Indeed, both advisors say they were able to do planning with the other's spouse that they couldn’t do with their own. "My wife has a completely different appreciation for and understanding of our financial situation and our plan because of Kevin's work with us," Tharp says. "Both Kevin and I spent 80% to 90% of our time talking to [each other's] spouse."

The relationship may have a side benefit as well: Tharp is now eyeing a succession arrangement with Kroskey.

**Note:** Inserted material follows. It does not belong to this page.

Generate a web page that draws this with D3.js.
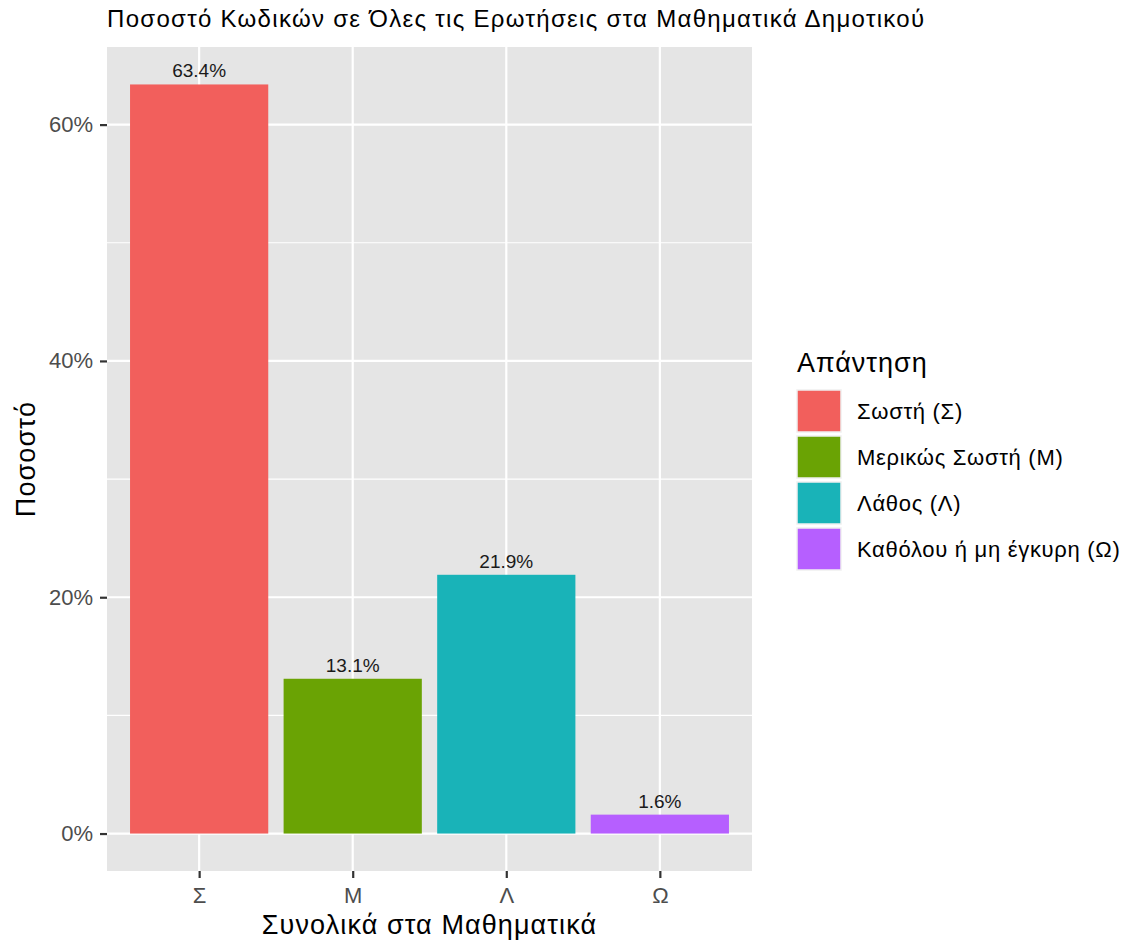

Kahler, however, urges planners to actually pay each other full rates for each other's services. "When you swap, there's a tendency not to follow the full process," Kahler says. "There's a tendency to do more financial coaching rather than financial planning."

SMARTER DECISIONS

Advisors who have signed on with their own planners list several concrete decisions they say have affected their lives for the better.

Kroskey, for instance, says Tharp talked him out of a career move that would have taken time away from his first child and young baby.

And Tharp says he planned to put $100,000 in a non-traded REIT until he discussed the move with Kroskey -- and realized that doing so would violate one of his own core investment philosophies.
Lauber, meanwhile, credits Goldfarb with helping her take the scary step of raising the fees she charges clients. Asked what the impact would be if she'd gone it alone, Lauber says, "I don't want to think about that."

And Kagawa says that, after a decade of planning, he and wife now enjoy a shared confidence about their retirement. They are considering buying a mountain home in Mammoth Lakes, Calif., and plan to go fly-fishing together. He also wants to volunteer as a game warden -- a dream he hatched in college, when he was studying to be a field zoologist.

“I could be a ski instructor at Mammoth,” he adds. “I could do so many fun things.”

But only, he says, because he figured out that he couldn’t be his own planner.

“I don’t think we’ve become a profession yet ... people haven’t looked in the mirror,” he says.“You can’t get there by trying to do everything yourself.”